'''

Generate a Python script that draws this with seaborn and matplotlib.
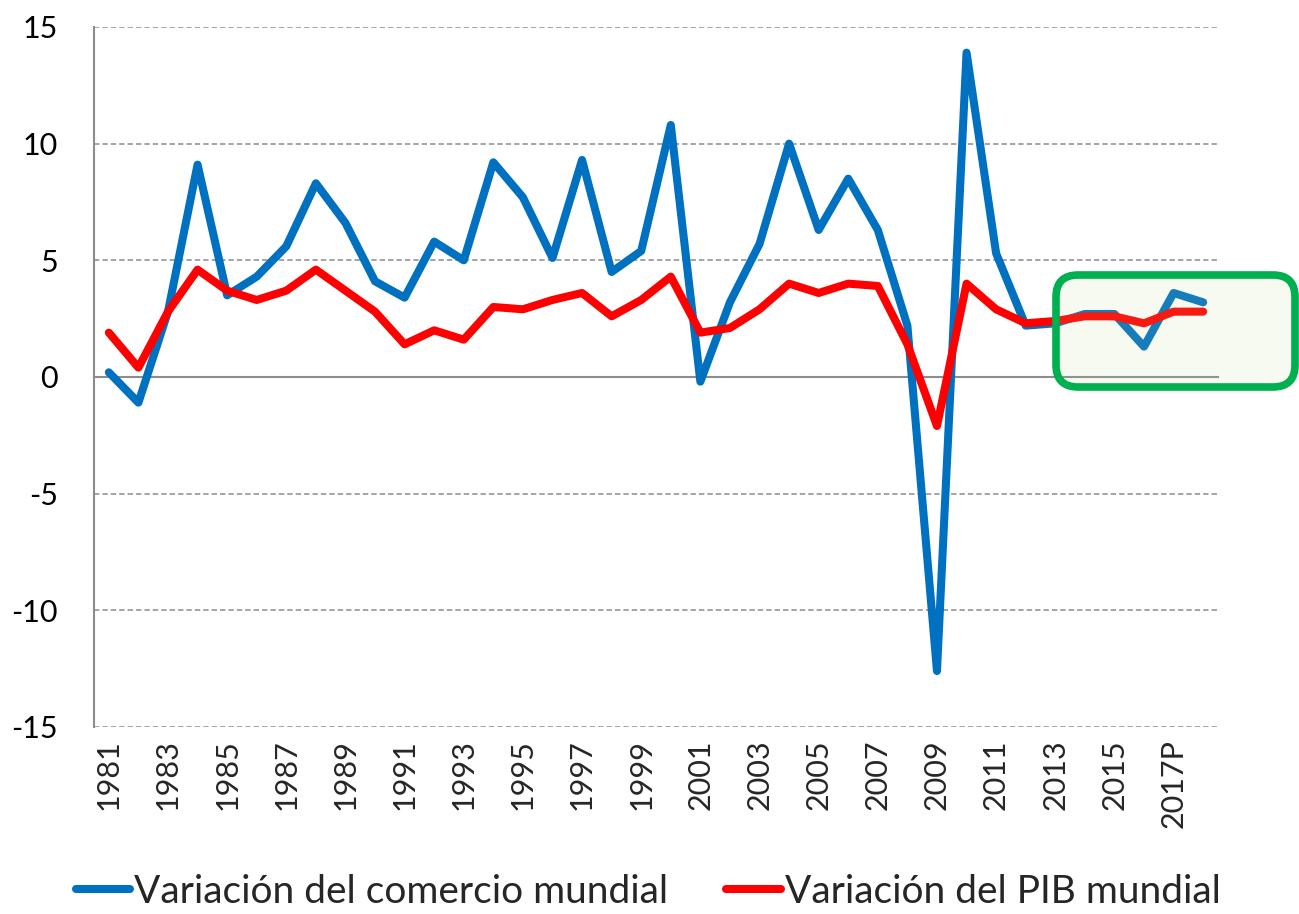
import numpy as np
import pandas as pd
import matplotlib
matplotlib.use("Agg")
import matplotlib.pyplot as plt
from matplotlib.patches import FancyBboxPatch
from matplotlib.lines import Line2D
import seaborn as sns

# --- Data ---
YEARS = [str(y) for y in range(1981, 2017)] + ["2017P", "2018P"]

TRADE = [0.2, -1.1, 2.8, 9.1, 3.5, 4.3, 5.6, 8.3, 6.6, 4.1,
         3.4, 5.8, 5.0, 9.2, 7.7, 5.1, 9.3, 4.5, 5.4, 10.8,
         -0.2, 3.2, 5.7, 10.0, 6.3, 8.5, 6.3, 2.2, -12.6, 13.9,
         5.3, 2.2, 2.3, 2.7, 2.7, 1.3, 3.6, 3.2]

GDP = [1.9, 0.4, 2.8, 4.6, 3.7, 3.3, 3.7, 4.6, 3.7, 2.8,
       1.4, 2.0, 1.6, 3.0, 2.9, 3.3, 3.6, 2.6, 3.3, 4.3,
       1.9, 2.1, 2.9, 4.0, 3.6, 4.0, 3.9, 1.4, -2.1, 4.0,
       2.9, 2.3, 2.4, 2.6, 2.6, 2.3, 2.8, 2.8]

SERIES = ["Variación del comercio mundial", "Variación del PIB mundial"]
COLORS = ["#0070C0", "#FF0000"]
Y_TICKS = [-15, -10, -5, 0, 5, 10, 15]

df = pd.DataFrame({
    "year": YEARS * 2,
    "value": TRADE + GDP,
    "series": [SERIES[0]] * len(YEARS) + [SERIES[1]] * len(YEARS),
})

sns.set_style("white")
plt.rcParams["font.family"] = ["Lato", "DejaVu Sans"]

fig = plt.figure(figsize=(12.99, 9.14), dpi=100)
ax = fig.add_axes([0.0724, 0.2046, 0.8652, 0.7659])

sns.lineplot(data=df, x="year", y="value", hue="series", palette=COLORS,
             sort=False, linewidth=5.8, legend=False, ax=ax,
             solid_capstyle="round", solid_joinstyle="round")

n = len(YEARS)
ax.set_xlim(-0.5, n - 0.5)
ax.set_ylim(-15, 15)
ax.set_xlabel("")
ax.set_ylabel("")

# gridlines (dashed) except at zero
for v in Y_TICKS:
    if v != 0:
        ax.axhline(v, color="#8C8C8C", linestyle=(0, (3.5, 2)), linewidth=1.1, zorder=0)

# spines
for s in ["top", "right"]:
    ax.spines[s].set_visible(False)
ax.spines["left"].set_color("#8C8C8C")
ax.spines["left"].set_linewidth(1.5)
ax.spines["bottom"].set_position(("data", 0))
ax.spines["bottom"].set_color("#8C8C8C")
ax.spines["bottom"].set_linewidth(1.5)
ax.spines["bottom"].set_zorder(0.5)

ax.set_yticks(Y_TICKS)
ax.set_yticklabels([str(v) for v in Y_TICKS])
ax.tick_params(axis="y", length=8, width=1.5, color="#8C8C8C", pad=18,
               labelsize=22, labelcolor="black")

# category boundary ticks on the zero line
ax.set_xticks([])
ax.set_xticks(np.arange(-0.5, n, 1.0), minor=True)
ax.tick_params(axis="x", which="minor", length=8, width=1.5, color="#8C8C8C",
               direction="out")
ax.tick_params(axis="x", which="both", labelbottom=False)

# year labels below the plot area
for i, lab in enumerate(YEARS):
    if i % 2 == 0:
        ax.text(i, -0.018, lab, transform=ax.get_xaxis_transform(),
                rotation=90, ha="center", va="top", fontsize=22)

# highlighted forecast box
box = FancyBboxPatch((1056, 527), 239, 112,
                     boxstyle="round,pad=0,rounding_size=22",
                     transform=None, facecolor=(0.74, 0.84, 0.58, 0.12),
                     edgecolor="#00B050", linewidth=5.5, zorder=10)
fig.patches.append(box)

handles = [Line2D([0], [0], color=c, linewidth=5.8) for c in COLORS]
fig.legend(handles, SERIES, loc="center", bbox_to_anchor=(0.499, 0.024),
           ncol=2, frameon=False, fontsize=28, handlelength=1.4,
           handletextpad=0.1, columnspacing=1.5)

fig.savefig("out.png", dpi=100)
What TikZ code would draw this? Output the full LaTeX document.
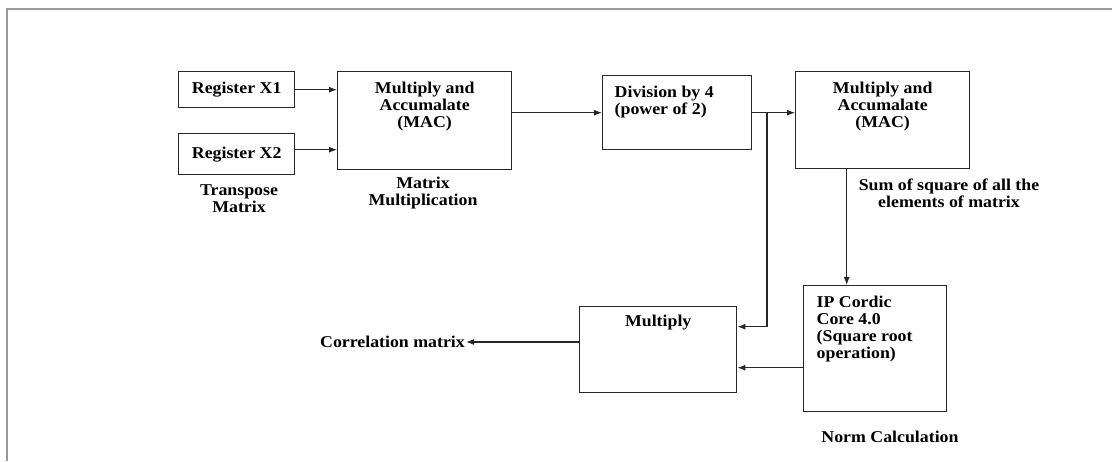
\documentclass[tikz,border=0pt]{standalone}
\usepackage{fontspec}
\setmainfont[FakeStretch=1.08]{Liberation Serif}
\usetikzlibrary{arrows.meta}
\begin{document}
\begin{tikzpicture}[x=1pt, y=1pt, >={Latex[length=8pt,width=6pt]},
    every node/.style={font=\fontsize{16.5}{17}\selectfont\bfseries},
    blok/.style={draw, line width=1.4pt, inner sep=0pt, anchor=north west, draw=black!85},
    nhan/.style={align=center, inner sep=1pt},
    mui/.style={->, line width=1.1pt, draw=black!85}]
    % 1. Khung
    \useasboundingbox (0,0) rectangle (1112,461);
    \draw[gray!80, line width=1.2pt] (1112,452) -- (7,452) -- (7,0);

    % 2. Cac khoi
    \node[blok, minimum width=116pt, minimum height=36pt] (x1) at (178,390) {Register X1};
    \node[blok, minimum width=116pt, minimum height=41pt] (x2) at (178,328) {Register X2};
    \node[blok] (mac1) at (337,390)
        {\parbox[c][98pt][t]{174pt}{\vspace*{9.5pt}\centering\strut Multiply and\\ Accumalate\\ (MAC)}};
    \node[blok] (div) at (602,386)
        {\parbox[c][74pt][t]{149pt}{\vspace*{9.5pt}\raggedright\leftskip=12pt\strut Division by 4\\ (power of 2)}};
    \node[blok] (mac2) at (795,390)
        {\parbox[c][97pt][t]{174pt}{\vspace*{9.5pt}\centering\strut Multiply and\\ Accumalate\\ (MAC)}};
    \node[blok] (mul) at (579,155)
        {\parbox[c][86pt][t]{157pt}{\vspace*{7.5pt}\centering\strut Multiply}};
    \node[blok] (ip) at (803,176)
        {\parbox[c][126pt][t]{143pt}{\vspace*{9.5pt}\raggedright\leftskip=13pt\strut IP Cordic\\ Core 4.0\\ (Square root\\ operation)}};

    % 3. Nhan
    \node[nhan] (tr) at (239,262.5) {Transpose\\ Matrix};
    \node[nhan] (mm) at (423,267.5) {Matrix\\ Multiplication};
    \node[nhan] (sum) at (949,267.5) {Sum of square of all the\\ elements of matrix};
    \node[nhan] (norm) at (890,24) {Norm Calculation};
    \node[nhan, anchor=east] (corr) at (466,119) {Correlation matrix};

    % 4. Ket noi
    \coordinate (split) at (767,349);
    \draw[mui] (x1.east) -- (x1.east -| mac1.west);
    \draw[mui] ([yshift=4.5pt]x2.east) -- ([yshift=4.5pt]x2.east -| mac1.west);
    \draw[mui] (mac1.east |- div.west) -- (div.west);
    \draw[mui] (div.east) -- (div.east -| mac2.west);
    \draw[mui] (split) |- ([yshift=23pt]mul.east);
    \draw[mui] ([xshift=-36pt]mac2.south) -- ([xshift=-36pt]mac2.south |- ip.north);
    \draw[mui] ([yshift=-19pt]ip.west) -- ([yshift=-19pt]ip.west -| mul.east);
    \draw[mui] (corr.east -| mul.west) -- (corr.east);
\end{tikzpicture}
\end{document}
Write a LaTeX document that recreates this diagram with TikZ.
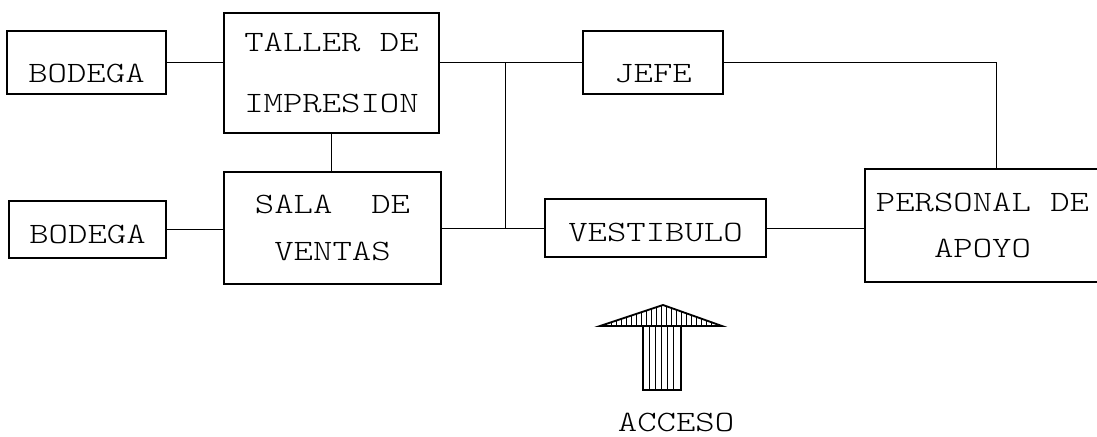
\documentclass[tikz,border=0pt]{standalone}
\usepackage{fontspec}
\setmainfont{lmmonolt10-regular.otf}[FakeStretch=1.25]
\begin{document}
\begin{tikzpicture}[
    x=0.025cm, y=-0.025cm,
    every node/.style={font=\fontsize{21}{33}\selectfont, align=center, inner sep=0pt},
    caja/.style={draw, line width=1.3pt},
    bajo/.style={text height=#1},
    linea/.style={line width=0.6pt},
    flecha/.style={draw, line width=1.3pt, fill=white},
    rayado/.style={line width=0.6pt}
  ]
  \clip (0,0) rectangle (1097,436);
  % Cajas de la planta (posiciones en pixeles del plano)
  \node[caja, minimum width=3.975cm, minimum height=1.575cm, bajo=28pt] (bod1) at (86.5,62.5) {BODEGA};
  \node[caja, minimum width=3.925cm, minimum height=1.425cm, bajo=20pt] (bod2) at (87.5,229.5) {BODEGA};
  \node[caja, minimum width=5.375cm, minimum height=3.0cm] (taller) at (331.5,73) {TALLER DE\\[11pt]IMPRESION};
  \node[caja, minimum width=5.425cm, minimum height=2.8cm] (sala) at (332.5,228) {SALA~~DE\\VENTAS};
  \node[caja, minimum width=3.5cm, minimum height=1.575cm, bajo=28pt] (jefe) at (653,62.5) {JEFE};
  \node[caja, minimum width=5.525cm, minimum height=1.45cm, bajo=20pt] (vest) at (655.5,228) {VESTIBULO};
  \node[caja, minimum width=5.875cm, minimum height=2.825cm] (pers) at (982.5,225.5) {PERSONAL DE\\APOYO};
  \node (acceso) at (676,422) {ACCESO};
  % Conexiones entre areas
  \coordinate (nudo) at (505,0);
  \draw[linea] (bod1) -- (bod1 -| taller.west);
  \draw[linea] (bod2) -- (bod2 -| sala.west);
  \draw[linea] (taller.south) -- (taller.south |- sala.north);
  \draw[linea] (jefe.west) -- (jefe.west -| taller.east);
  \draw[linea] (nudo |- jefe.west) -- (nudo |- sala.east);
  \draw[linea] (jefe.east) -| ([xshift=0.34cm]pers.north);
  \draw[linea] (sala) -- (vest);
  \draw[linea] (vest.east) -- (vest.east -| pers.west);
  % Flecha de acceso rayada
  \coordinate (punta) at (663,305);
  \draw[flecha] (643,326) rectangle (681,390);
  \foreach \x in {649,655,...,676} \draw[rayado] (\x,326) -- (\x,390);
  \draw[flecha] (600,326) -- (punta) -- (722,326) -- cycle;
  \begin{scope}
    \clip (600,326) -- (punta) -- (722,326) -- cycle;
    \foreach \x in {606,611,...,720} \draw[rayado] (\x,300) -- (\x,330);
  \end{scope}
\end{tikzpicture}
\end{document}
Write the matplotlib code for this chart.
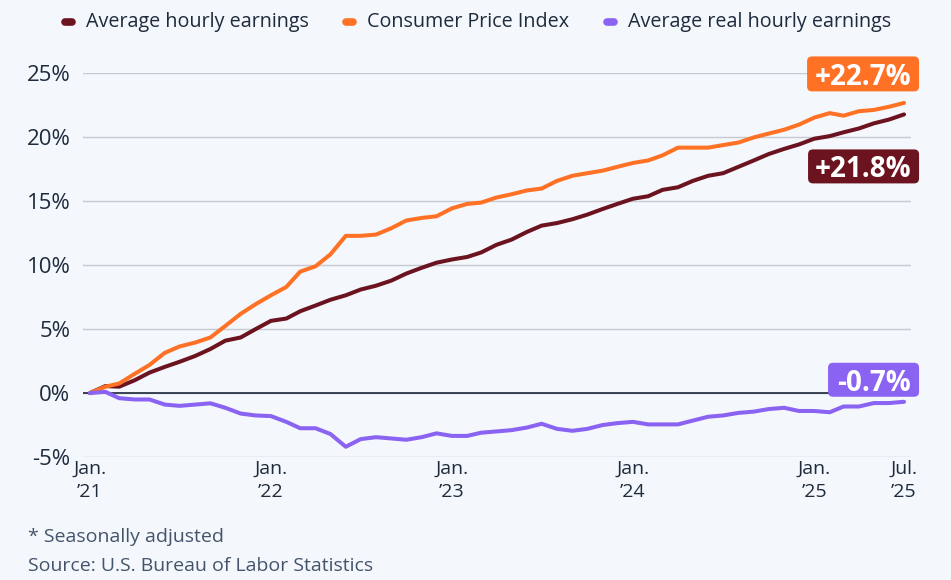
import matplotlib
matplotlib.use("Agg")
import matplotlib.pyplot as plt
import matplotlib.transforms as mtransforms
import matplotlib.dates as mdates
from matplotlib.patches import FancyBboxPatch
from matplotlib.lines import Line2D
import pandas as pd

plt.rcParams['font.family'] = ['Open Sans', 'DejaVu Sans']

# ---------------- data (percent change since Jan 2021) ----------------
months = pd.date_range('2021-01-01', '2025-07-01', freq='MS')

ahe = [0, 0.55, 0.5, 1.0, 1.6, 2.05, 2.45, 2.9, 3.45, 4.1, 4.35, 5.0,
       5.65, 5.83, 6.4, 6.85, 7.3, 7.65, 8.1, 8.4, 8.8, 9.35, 9.8, 10.2,
       10.45, 10.65, 11.0, 11.6, 12.0, 12.6, 13.1, 13.3, 13.6, 13.96, 14.4, 14.8,
       15.2, 15.4, 15.9, 16.1, 16.6, 17.0, 17.2, 17.7, 18.2, 18.7, 19.1, 19.45,
       19.9, 20.1, 20.4, 20.7, 21.1, 21.4, 21.8]

cpi = [0, 0.5, 0.75, 1.5, 2.2, 3.15, 3.65, 3.95, 4.35, 5.25, 6.2, 6.95,
       7.65, 8.3, 9.5, 9.92, 10.85, 12.3, 12.3, 12.4, 12.9, 13.5, 13.7, 13.83,
       14.45, 14.8, 14.9, 15.3, 15.55, 15.85, 16.0, 16.6, 17.0, 17.2, 17.4, 17.7,
       18.0, 18.2, 18.6, 19.2, 19.2, 19.2, 19.4, 19.6, 20.0, 20.3, 20.6, 21.0,
       21.55, 21.9, 21.7, 22.05, 22.15, 22.4, 22.7]

real = [0, 0.1, -0.4, -0.5, -0.5, -0.9, -1.0, -0.9, -0.8, -1.15, -1.6, -1.75,
        -1.8, -2.25, -2.75, -2.75, -3.2, -4.2, -3.6, -3.45, -3.55, -3.65, -3.45, -3.15,
        -3.35, -3.35, -3.1, -3.0, -2.9, -2.7, -2.4, -2.8, -2.95, -2.8, -2.5, -2.35,
        -2.25, -2.45, -2.45, -2.45, -2.15, -1.85, -1.75, -1.55, -1.45, -1.25, -1.15, -1.4,
        -1.4, -1.5, -1.05, -1.05, -0.78, -0.78, -0.68]

series_names = ['Average hourly earnings', 'Consumer Price Index', 'Average real hourly earnings']
end_labels = ['+21.8%', '+22.7%', '-0.7%']

y_ticks = [-5, 0, 5, 10, 15, 20, 25]
y_tick_labels = ['-5%', '0%', '5%', '10%', '15%', '20%', '25%']
x_tick_dates = ['2021-01-01', '2022-01-01', '2023-01-01', '2024-01-01', '2025-01-01', '2025-07-01']
x_tick_labels = ['Jan.\n\u201921', 'Jan.\n\u201922', 'Jan.\n\u201923', 'Jan.\n\u201924', 'Jan.\n\u201925', 'Jul.\n\u201925']

# ---------------- style ----------------
BG = '#F4F7FB'
C_AHE = '#6C1320'
C_CPI = '#FF7226'
C_REAL = '#8A63F2'
TXT = '#1E2B3D'
GRID = '#C6CBD3'

fig = plt.figure(figsize=(9.51, 5.80), dpi=100, facecolor=BG)
ax = fig.add_axes([83 / 951, 1 - 457 / 580, (911 - 83) / 951, (457 - 73.5) / 580])
ax.set_facecolor(BG)

for v in ax.spines.values():
    v.set_visible(False)

ax.set_ylim(-5, 25)
pad = pd.Timedelta(days=14)
ax.set_xlim(months[0] - pad, months[-1] + pad)

ax.set_yticks(y_ticks)
ax.set_yticklabels(y_tick_labels)
ax.set_xticks(pd.to_datetime(x_tick_dates))
ax.set_xticklabels(x_tick_labels, linespacing=1.35)
ax.tick_params(axis='y', length=0, pad=9, labelsize=16, labelcolor=TXT)
ax.tick_params(axis='x', length=0, pad=2, labelsize=14, labelcolor=TXT)
ax.yaxis.grid(True, color=GRID, lw=1.0)
ax.set_axisbelow(True)
ax.axhline(0, color='#1B2838', lw=1.2, zorder=2)

colors = [C_AHE, C_CPI, C_REAL]
data = [ahe, cpi, real]
for vals, c in zip(data, colors):
    ax.plot(months, vals, color=c, lw=2.9, solid_joinstyle='round', solid_capstyle='round', zorder=3)

# end labels (box geometry in inches relative to last data point)
boxes = [
    (-0.96, -0.69, 1.11, 0.34),   # AHE
    (-0.97, 0.115, 1.12, 0.35),   # CPI
    (-0.76, 0.05, 0.91, 0.34),    # real
]
x_last = mdates.date2num(months[-1])
for vals, c, lab, (bx, by, bw, bh) in zip(data, colors, end_labels, boxes):
    tr = fig.dpi_scale_trans + mtransforms.ScaledTranslation(x_last, vals[-1], ax.transData)
    patch = FancyBboxPatch((bx, by), bw, bh, boxstyle='round,pad=0,rounding_size=0.05',
                           transform=tr, fc=c, ec='none', clip_on=False, zorder=5)
    fig.add_artist(patch)
    fig.text(bx + bw / 2, by + bh / 2, lab, transform=tr, ha='center', va='center_baseline',
             color='white', fontsize=20, fontweight='bold', zorder=6)

# legend (manual)
leg_y = 1 - 22 / 580
text_x = [86, 367, 628]
for name, c, tx in zip(series_names, colors, text_x):
    fig.add_artist(Line2D([(tx - 21) / 951, (tx - 14) / 951], [leg_y, leg_y], color=c, lw=5.5,
                          solid_capstyle='round', transform=fig.transFigure))
    fig.text(tx / 951, leg_y, name, ha='left', va='center', fontsize=14.2, color=TXT)

# footer
fig.text(28 / 951, 1 - 537 / 580, '* Seasonally adjusted', ha='left', va='center', fontsize=14, color='#44546A')
fig.text(28 / 951, 1 - 566 / 580, 'Source: U.S. Bureau of Labor Statistics', ha='left', va='center',
         fontsize=14, color='#44546A')

fig.savefig('out.png', dpi=100, facecolor=BG)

'''

• **What you will do**: Please quote only the span of lines whose first line contains "Write the matplotlib code for this chart." and whose last line contains "19.9, 20.1, 20.4, 20.7, 21.1, 21.4, 21.8]", leaving every picture out.

• **Exercise solution**:
Write the matplotlib code for this chart.
import matplotlib
matplotlib.use("Agg")
import matplotlib.pyplot as plt
import matplotlib.transforms as mtransforms
import matplotlib.dates as mdates
from matplotlib.patches import FancyBboxPatch
from matplotlib.lines import Line2D
import pandas as pd

plt.rcParams['font.family'] = ['Open Sans', 'DejaVu Sans']

# ---------------- data (percent change since Jan 2021) ----------------
months = pd.date_range('2021-01-01', '2025-07-01', freq='MS')

ahe = [0, 0.55, 0.5, 1.0, 1.6, 2.05, 2.45, 2.9, 3.45, 4.1, 4.35, 5.0,
       5.65, 5.83, 6.4, 6.85, 7.3, 7.65, 8.1, 8.4, 8.8, 9.35, 9.8, 10.2,
       10.45, 10.65, 11.0, 11.6, 12.0, 12.6, 13.1, 13.3, 13.6, 13.96, 14.4, 14.8,
       15.2, 15.4, 15.9, 16.1, 16.6, 17.0, 17.2, 17.7, 18.2, 18.7, 19.1, 19.45,
       19.9, 20.1, 20.4, 20.7, 21.1, 21.4, 21.8]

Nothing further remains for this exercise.